Charts and diagrams as code:

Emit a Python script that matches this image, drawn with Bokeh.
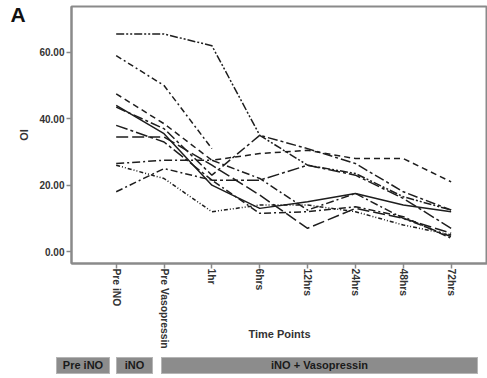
import math
from bokeh.plotting import figure
from bokeh.layouts import column
from bokeh.models import Range1d, FixedTicker, PrintfTickFormatter, Label, Div
from bokeh.embed import file_html
from bokeh.resources import INLINE

nan = float("nan")

time_points = ["Pre iNO", "Pre Vasopressin", "1hr", "6hrs", "12hrs", "24hrs", "48hrs", "72hrs"]
x_idx = list(range(len(time_points)))

patient_1 = [65.5, 65.5, 62.0, 35.0, 26.0, 23.5, 16.5, 12.5]
patient_2 = [59.0, 50.0, 31.0, nan, nan, nan, nan, nan]
patient_3 = [47.5, 38.5, 27.5, 29.5, 30.5, 28.0, 28.0, 21.0]
patient_4 = [44.0, 35.5, 20.0, 13.0, 15.0, 17.5, 14.0, 12.0]
patient_5 = [43.5, 37.0, 23.0, 35.0, 31.0, 26.5, 18.0, 12.5]
patient_6 = [38.0, 33.0, 21.5, 21.5, 26.0, 23.0, 16.0, 7.0]
patient_7 = [34.5, 34.5, 26.0, 17.0, 7.0, 13.0, 10.0, 5.5]
patient_8 = [26.5, 27.5, 27.5, 22.0, 12.5, 17.5, 10.0, 4.5]
patient_9 = [26.0, 22.0, 12.0, 14.0, 14.0, 12.0, 8.0, 5.0]
patient_10 = [18.0, 25.0, 21.5, 11.5, 12.0, 13.5, 10.5, 4.0]

patients = [patient_1, patient_2, patient_3, patient_4, patient_5,
            patient_6, patient_7, patient_8, patient_9, patient_10]
dashes = ["8 2 2 2 2 2", "6 3 2 3", "6 4", "solid", "10 3 3 3",
          "12 3 3 3", "12 4", "8 3 2 3", "4 2 1 2 1 2", "7 3 2 3"]

y_ticks = [0, 20, 40, 60]

phase_names = ["Pre iNO", "iNO", "iNO + Vasopressin"]
phase_start = [-1.183, 0.062, 0.996]
phase_end = [-0.062, 0.830, 7.573]

FONT = "Liberation Sans"
AXIS_GREY = "#8a8a8a"

W, H_MAIN, H_STRIP = 487, 352, 26
BORDER_LEFT, BORDER_TOP, BORDER_BOTTOM = 68, 6, 89

x_start, x_end = -0.934, 7.76
p = figure(width=W, height=H_MAIN, output_backend="svg", toolbar_location=None,
           x_range=Range1d(x_start, x_end), y_range=Range1d(-3.6, 73.8),
           min_border_left=BORDER_LEFT, min_border_right=0,
           min_border_top=BORDER_TOP, min_border_bottom=BORDER_BOTTOM)
p.xgrid.visible = False
p.ygrid.visible = False
p.outline_line_color = AXIS_GREY
p.outline_line_width = 2
p.background_fill_color = "white"
p.border_fill_color = "white"

for vals, d in zip(patients, dashes):
    p.line(x_idx, vals, line_color="#1e1e1e", line_width=1.5, line_dash=d)

# y axis
p.yaxis.ticker = FixedTicker(ticks=y_ticks)
p.yaxis.formatter = PrintfTickFormatter(format="%.2f")
p.yaxis.major_label_text_font = FONT
p.yaxis.major_label_text_font_style = "bold"
p.yaxis.major_label_text_font_size = "10px"
p.yaxis.major_label_text_color = "#333333"
p.yaxis.axis_line_color = AXIS_GREY
p.yaxis.axis_line_width = 2
p.yaxis.major_tick_line_color = AXIS_GREY
p.yaxis.major_tick_line_width = 1.5
p.yaxis.major_tick_out = 5
p.yaxis.major_tick_in = 0
p.yaxis.minor_tick_line_color = None
p.yaxis.major_label_standoff = 2
p.yaxis.axis_label = "OI"
p.yaxis.axis_label_text_font = FONT
p.yaxis.axis_label_text_font_style = "bold"
p.yaxis.axis_label_text_font_size = "11px"
p.yaxis.axis_label_text_color = "#333333"
p.yaxis.axis_label_standoff = 6

# x axis
p.xaxis.ticker = FixedTicker(ticks=x_idx)
p.xaxis.major_label_overrides = {i: t for i, t in zip(x_idx, time_points)}
p.xaxis.major_label_orientation = -math.pi / 2
p.xaxis.major_label_text_font = FONT
p.xaxis.major_label_text_font_style = "bold"
p.xaxis.major_label_text_font_size = "10.3px"
p.xaxis.major_label_text_color = "#333333"
p.xaxis.axis_line_color = AXIS_GREY
p.xaxis.axis_line_width = 2
p.xaxis.major_tick_line_color = AXIS_GREY
p.xaxis.major_tick_line_width = 1.5
p.xaxis.major_tick_out = 5
p.xaxis.major_tick_in = 0
p.xaxis.minor_tick_line_color = None
p.xaxis.major_label_standoff = 0
p.xaxis.axis_label = "Time Points"
p.xaxis.axis_label_text_font = FONT
p.xaxis.axis_label_text_font_style = "bold"
p.xaxis.axis_label_text_font_size = "11px"
p.xaxis.axis_label_text_color = "#333333"
p.xaxis.axis_label_standoff = -24

# panel letter, placed in the left side panel so it is not clipped by the frame
p.add_layout(Label(x=10, y=238, x_units="screen", y_units="screen", text="A",
                   text_font=FONT, text_font_style="bold", text_font_size="21px",
                   text_color="#111111"), "left")

# phase bar strip, positioned with the same category -> pixel mapping as the plot
px_per_unit = (W - BORDER_LEFT) / (x_end - x_start)


def to_px(v):
    return BORDER_LEFT + (v - x_start) * px_per_unit


boxes = []
for name, a, b in zip(phase_names, phase_start, phase_end):
    left = to_px(a)
    width = to_px(b) - left
    boxes.append(
        f'<div style="position:absolute;left:{left:.1f}px;top:5px;width:{width:.1f}px;'
        f'height:17px;background:#8c8c8c;border:1px solid #b5b5b5;box-sizing:border-box;'
        f'font-family:\'{FONT}\';font-weight:bold;font-size:11px;line-height:15px;'
        f'text-align:center;color:#1a1a1a;">{name}</div>'
    )
strip = Div(text=f'<div style="position:relative;width:{W}px;height:{H_STRIP}px;">'
                 + "".join(boxes) + "</div>",
            width=W, height=H_STRIP, margin=0)

layout = column(p, strip, spacing=0)
open("out.html", "w").write(file_html(layout, INLINE))
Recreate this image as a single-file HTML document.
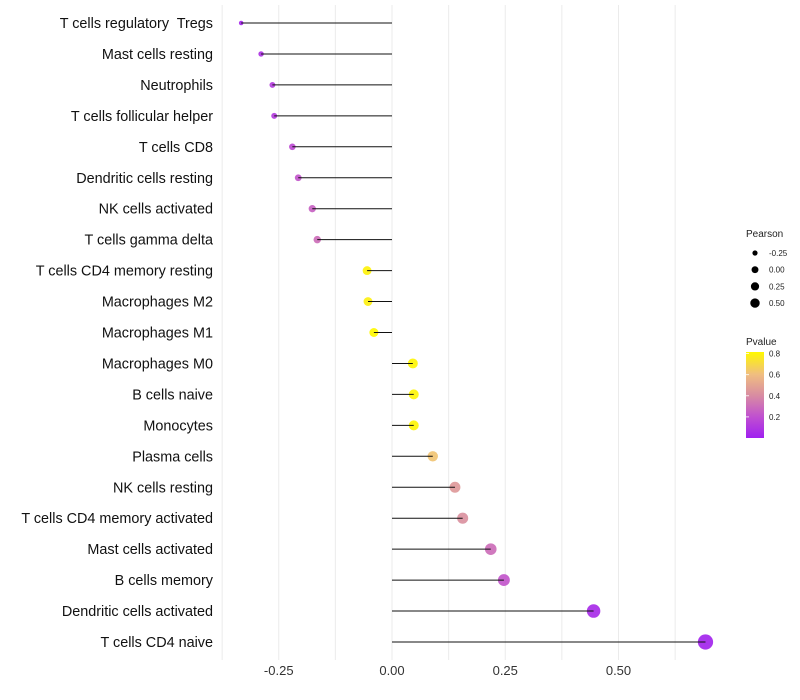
<!DOCTYPE html>
<html><head><meta charset="utf-8"><style>body{margin:0;background:#fff}svg{display:block}text{font-family:"Liberation Sans",Arial,sans-serif;white-space:pre}</style></head>
<body>
<svg id="chart" width="800" height="700"></svg>
<script>
const categories=["T cells regulatory  Tregs","Mast cells resting","Neutrophils","T cells follicular helper","T cells CD8","Dendritic cells resting","NK cells activated","T cells gamma delta","T cells CD4 memory resting","Macrophages M2","Macrophages M1","Macrophages M0","B cells naive","Monocytes","Plasma cells","NK cells resting","T cells CD4 memory activated","Mast cells activated","B cells memory","Dendritic cells activated","T cells CD4 naive"];
const pearson=[-0.333,-0.289,-0.264,-0.260,-0.220,-0.207,-0.176,-0.165,-0.055,-0.053,-0.040,0.046,0.048,0.048,0.090,0.139,0.156,0.218,0.247,0.445,0.692];
const pvalues=[0.03,0.08,0.12,0.12,0.18,0.22,0.26,0.30,0.79,0.78,0.82,0.80,0.80,0.80,0.62,0.45,0.42,0.30,0.22,0.05,0.02];
const xTicks=[-0.25,0,0.25,0.5];
const xTickLabels=["-0.25","0.00","0.25","0.50"];
const sizeLegend=[-0.25,0,0.25,0.5];
const sizeLegendLabels=["-0.25","0.00","0.25","0.50"];
const pTicks=[0.8,0.6,0.4,0.2];

const NS="http://www.w3.org/2000/svg";
const svg=document.getElementById('chart');
const X=v=>392+v*453;
const Y=i=>23+i*30.95;
const R=p=>Math.sqrt(Math.max(2.2,22.4+52*p));
const RL=p=>Math.sqrt(Math.max(2,13.7+26*p));
const stops=[[0,[160,32,240]],[0.2,[192,80,208]],[0.4,[216,140,162]],[0.6,[240,190,128]],[0.81,[255,248,0]]];
function col(p){p=Math.max(0,Math.min(0.81,p));for(let k=1;k<stops.length;k++){if(p<=stops[k][0]){const a=stops[k-1],b=stops[k],t=(p-a[0])/(b[0]-a[0]);return 'rgb('+a[1].map((c,j)=>Math.round(c+(b[1][j]-c)*t)).join(',')+')';}}return 'rgb(255,248,0)';}
function el(t,a,txt){const e=document.createElementNS(NS,t);for(const k in a)e.setAttribute(k,a[k]);if(txt!=null)e.textContent=txt;svg.appendChild(e);return e;}

for(let v=-0.375;v<=0.63;v+=0.125){
 const g=el('line',{x1:X(v),x2:X(v),y1:5,y2:660,stroke:'#ebebeb','stroke-width':1});
 
 
}
xTicks.forEach((v,i)=>{
 const t=el('text',{x:X(v),y:675,'font-size':13,'text-anchor':'middle',fill:'#333'},xTickLabels[i]);
 
 
});
categories.forEach((c,i)=>{
 const t=el('text',{x:213,y:Y(i)+5,'font-size':14.4,'text-anchor':'end',fill:'#111'},c);
 
 
 const d=el('circle',{cx:X(pearson[i]),cy:Y(i),r:R(pearson[i]),fill:col(pvalues[i]),opacity:0.92});
 
 
 const l=el('line',{x1:X(0),x2:X(pearson[i]),y1:Y(i),y2:Y(i),stroke:'#111','stroke-width':1});
 
 
});
const st=el('text',{x:746,y:237,'font-size':10,fill:'#222'},'Pearson');


sizeLegend.forEach((v,i)=>{
 const y=253+i*16.7;
 const c=el('circle',{cx:755,cy:y,r:RL(v)*0.85+0.3,fill:'#000'});
 
 
 const t=el('text',{x:769,y:y+3,'font-size':8,fill:'#222'},sizeLegendLabels[i]);
 
 
});
const ct=el('text',{x:746,y:345,'font-size':10,fill:'#222'},'Pvalue');


const defs=el('defs',{});
const gr=document.createElementNS(NS,'linearGradient');gr.setAttribute('id','pg');gr.setAttribute('x1','0');gr.setAttribute('y1','1');gr.setAttribute('x2','0');gr.setAttribute('y2','0');
stops.forEach(s=>{const o=document.createElementNS(NS,'stop');o.setAttribute('offset',s[0]/0.81);o.setAttribute('stop-color','rgb('+s[1].join(',')+')');gr.appendChild(o);});
defs.appendChild(gr);
const bar=el('rect',{x:746,y:352,width:18,height:86,fill:'url(#pg)'});


pTicks.forEach(p=>{
 const y=438-p*105.5;
 const tk=el('line',{x1:746,x2:749,y1:y,y2:y,stroke:'#fff','stroke-width':0.8});
 
 
 const t=el('text',{x:769,y:y+3,'font-size':8,fill:'#222'},p.toFixed(1));
 
 
});
</script>
</body></html>
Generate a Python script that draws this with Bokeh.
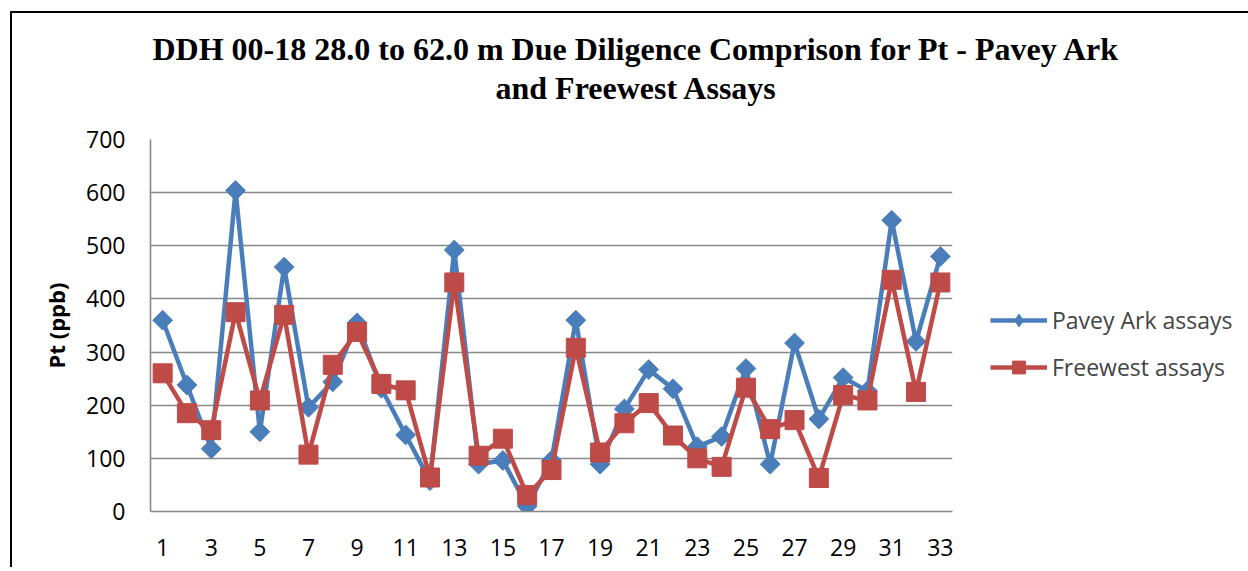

Written problem:
Repeat, word for word and with no pictures, only the lines running from the beginning of the data to the line that contains "x_idx = list(range(len(time_points)))".

The completed task:
Emit a Python script that matches this image, drawn with Bokeh.
import math
from bokeh.plotting import figure
from bokeh.layouts import column
from bokeh.models import Range1d, FixedTicker, PrintfTickFormatter, Label, Div
from bokeh.embed import file_html
from bokeh.resources import INLINE

nan = float("nan")

time_points = ["Pre iNO", "Pre Vasopressin", "1hr", "6hrs", "12hrs", "24hrs", "48hrs", "72hrs"]
x_idx = list(range(len(time_points)))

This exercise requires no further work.